What "Hosanna, Save Us" means
"Hosanna, Save Us" is a Palm Sunday congregational song that recovers the original petition buried in the crowd's acclamation at the triumphal entry, insisting that "Hosanna" is not merely a praise word but a cry for salvation addressed to the one entering the city. It emerges from contemporary worship's ongoing engagement with Palm Sunday as one of the most liturgically dense moments in the church calendar. The song moves in G major at 75 BPM, a processional tempo that matches the slow weight of a crowd moving toward a city gate rather than the energy of a stadium anthem. The primary scriptural backbone is Psalm 118:25 and Matthew 21:9, the doubled cry of the crowd that quotes the psalm and names Jesus as the Son of David in the same breath. The song refuses to let the congregation forget that the same crowd will be asked what to do with this king by the end of the week.
What this song does in a room
The words "Save Us" in the title do something that "Hosanna to the King" does not do as explicitly: they place the congregation in the position of the crowd not as celebrants but as petitioners. The room, when this song lands properly, becomes aware of its own need simultaneously with its proclamation. That is a more complex congregational posture than pure praise, and it is exactly right for Palm Sunday. The first time the chorus arrives, watch the room. The people who have been carrying need all week, the ones who came hoping to encounter something real rather than perform something appropriate, those people will often engage this song more deeply than a conventional praise anthem. The petition in the lyric gives them permission to bring their need into the room.
What this song is saying about God
The song's theological claim is about the nature of salvation: that it arrives not through human effort, political power, or triumphalism, but through the specific person of Jesus who enters on a donkey. The "King" designation in the song holds the paradox at the heart of Palm Sunday, namely that the crowd is right about who he is and completely wrong about what that means. The song, by pairing "Hosanna" with "Save Us," keeps both truths in tension: this is a king, and this king has come to save, but the salvation he brings will not look like what the crowd is imagining.
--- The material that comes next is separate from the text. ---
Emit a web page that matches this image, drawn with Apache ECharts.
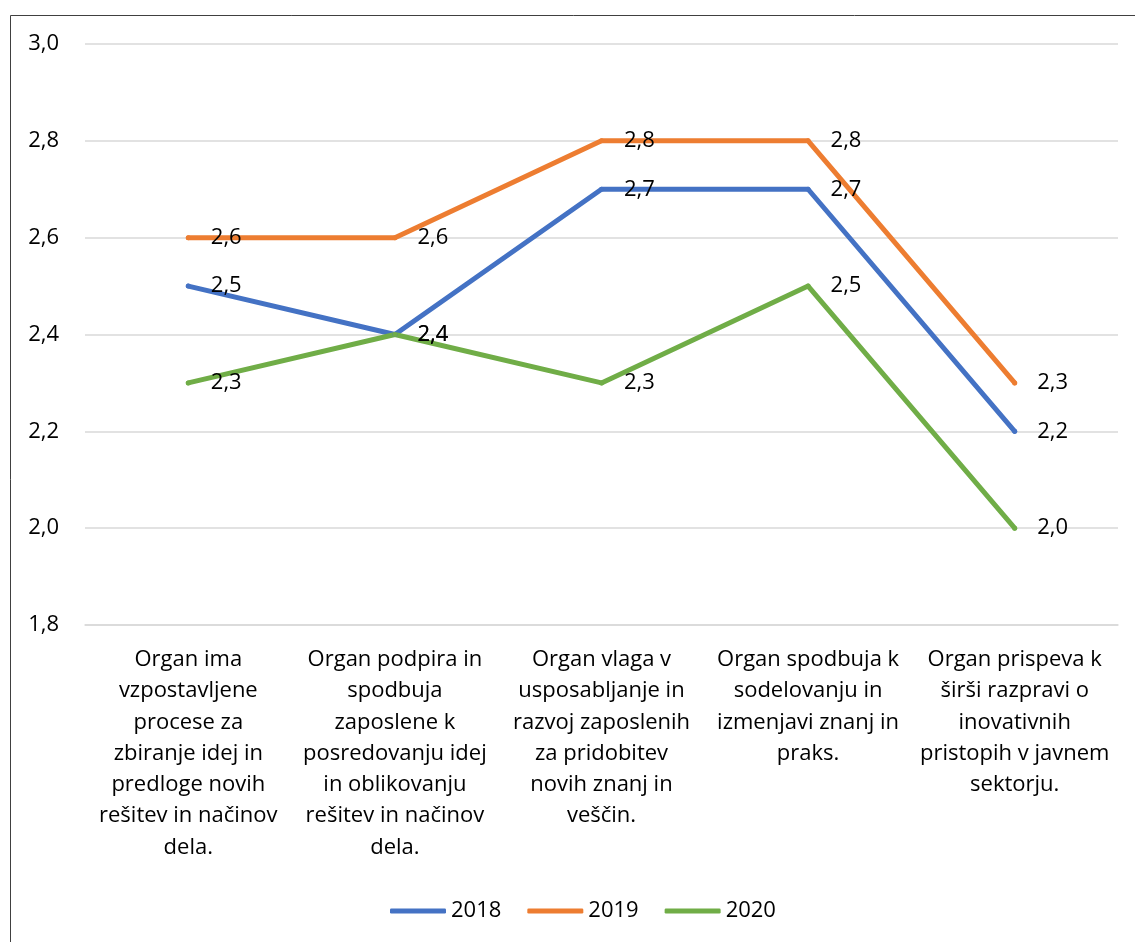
<!DOCTYPE html>
<html><head><meta charset="utf-8">
<script src="https://cdn.jsdelivr.net/npm/echarts@6/dist/echarts.min.js"></script>
<style>html,body{margin:0;padding:0;background:#fff}#c{width:1135px;height:942px}</style>
</head><body><div id="c"></div>
<script>
const categories = [
  "Organ ima\nvzpostavljene\nprocese za\nzbiranje idej in\npredloge novih\nrešitev in načinov\ndela.",
  "Organ podpira in\nspodbuja\nzaposlene k\nposredovanju idej\nin oblikovanju\nrešitev in načinov\ndela.",
  "Organ vlaga v\nusposabljanje in\nrazvoj zaposlenih\nza pridobitev\nnovih znanj in\nveščin.",
  "Organ spodbuja k\nsodelovanju in\nizmenjavi znanj in\npraks.",
  "Organ prispeva k\nširši razpravi o\ninovativnih\npristopih v javnem\nsektorju."
];
const seriesNames = ["2018", "2019", "2020"];
const values2018 = [2.5, 2.4, 2.7, 2.7, 2.2];
const values2019 = [2.6, 2.6, 2.8, 2.8, 2.3];
const values2020 = [2.3, 2.4, 2.3, 2.5, 2.0];
const colors = ["#4472C4", "#ED7D31", "#70AD47"];
const font = "Open Sans, Noto Sans, sans-serif";
const fmt = v => v.toFixed(1).replace('.', ',');

const chart = echarts.init(document.getElementById('c'));
const mk = (name, data, color) => ({
  name, type: 'line', data, color,
  symbol: 'circle', symbolSize: 5, showSymbol: true,
  itemStyle: { color, borderWidth: 0 },
  lineStyle: { width: 5, color, cap: 'round', join: 'round' },
  label: { show: true, position: 'right', distance: 20, fontSize: 22, color: '#000', fontFamily: font,
    formatter: p => fmt(p.value) },
  emphasis: { disabled: true }, animation: false
});
chart.setOption({
  animation: false,
  graphic: [{ type: 'rect', left: 8, top: 13, shape: { width: 1200, height: 1000 }, style: { fill: 'none', stroke: '#404040', lineWidth: 1 }, silent: true }],
  grid: { left: 85, right: 17, top: 44, bottom: 317, containLabel: false },
  legend: {
    bottom: 15, left: 385, itemWidth: 56, itemHeight: 5, itemGap: 26, icon: 'roundRect',
    textStyle: { fontSize: 22, color: '#000', fontFamily: font },
    data: seriesNames
  },
  xAxis: {
    type: 'category', data: categories, boundaryGap: true,
    axisLine: { lineStyle: { color: '#d9d9d9', width: 1.5 } }, axisTick: { show: false },
    axisLabel: { interval: 0, fontSize: 22, lineHeight: 31.3, color: '#000', fontFamily: font, margin: 19, align: 'center' }
  },
  yAxis: {
    type: 'value', min: 1.8, max: 3.0, interval: 0.2,
    axisLine: { show: false }, axisTick: { show: false },
    splitLine: { lineStyle: { color: '#d9d9d9', width: 1.5 } },
    axisLabel: { fontSize: 22, color: '#000', fontFamily: font, margin: 26, formatter: v => fmt(v) }
  },
  series: [mk(seriesNames[0], values2018, colors[0]), mk(seriesNames[1], values2019, colors[1]), mk(seriesNames[2], values2020, colors[2])]
});
</script></body></html>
That theological tension is what makes Palm Sunday one of the most instructive moments in the liturgical year for preaching and for worship.
Scriptural backbone
Psalm 118:25-26 is the foundational text: "Save us, we pray, O Lord! O Lord, we pray, give us success! Blessed is he who comes in the name of the Lord!" Matthew 21:9 places that psalm on the lips of the crowd at the triumphal entry. John 12:13 adds the palm branches explicitly: "So they took branches of palm trees and went out to meet him, crying out, 'Hosanna! Blessed is he who comes in the name of the Lord, even the King of Israel!'" Luke 19:41-42, Jesus weeping over Jerusalem immediately after the entry, gives the song's petition its full weight: the one they are asking to save them already knows what is coming and weeps over the city's inability to recognize the nature of its own salvation.
How to use it in a service
"Hosanna, Save Us" belongs on Palm Sunday and in a specific location within that service: either as the gathering song when the congregation is arriving and the processional is beginning, or as the penultimate song before a reading of the passion narrative. In the first placement, the song sets the liturgical frame for the entire service. In the second placement, it becomes the last moment of acclamation before the narrative turns toward betrayal and trial. Both placements work; choose based on how your service is structured. Do not use this song as a standalone Palm Sunday worship option without liturgical framing. The song needs the story around it to reach its full effect.
Things to watch for as the worship leader
The challenge with this song is the weight it requires you to carry as the leader. The congregation is being asked to sing "save us" with genuine petition, not as a liturgical formula. If your delivery is rote or purely performative, the room will follow you there and the song will function as background music rather than intercession. The 75 BPM tempo is slow enough that your facial expression and vocal commitment are visible the entire time. Do not look at the screens. The congregation needs to see you mean the words. At the same time, do not turn the petition into melodrama. The cry "Hosanna" in its original context was a crowd cry, communal rather than individual, and the song works best when you are drawing the congregation into a collective voice rather than performing a solo.
A note for the team behind you (techs, vocalists, band)
If palms are distributed to the congregation, coordinate with the logistics team so that the song begins while the distribution is still happening. The physical act of holding palms while singing "Hosanna, Save Us" is one of those rare moments when the embodied action and the sung word reinforce each other. Drummer: a cross-stick pattern on the snare rather than a full rim shot keeps the texture appropriate for the processional weight of the song. At 75 BPM, avoid an open hi-hat pattern; keep it closed and controlled. FOH engineer: the congregation's voices on this song are the sound you want to capture. Pull back on the stage volume slightly so that the room's voices are audible in the mix rather than buried behind the band. Background vocalists: the "Hosanna" refrains should build in volume across repetitions, starting at a moderate dynamic and arriving at full voice by the final repetition. Lighting: if your room allows for it, a palm-green tone in the ambient wash on Palm Sunday is a low-key liturgical gesture that most congregations appreciate without it becoming theatrical.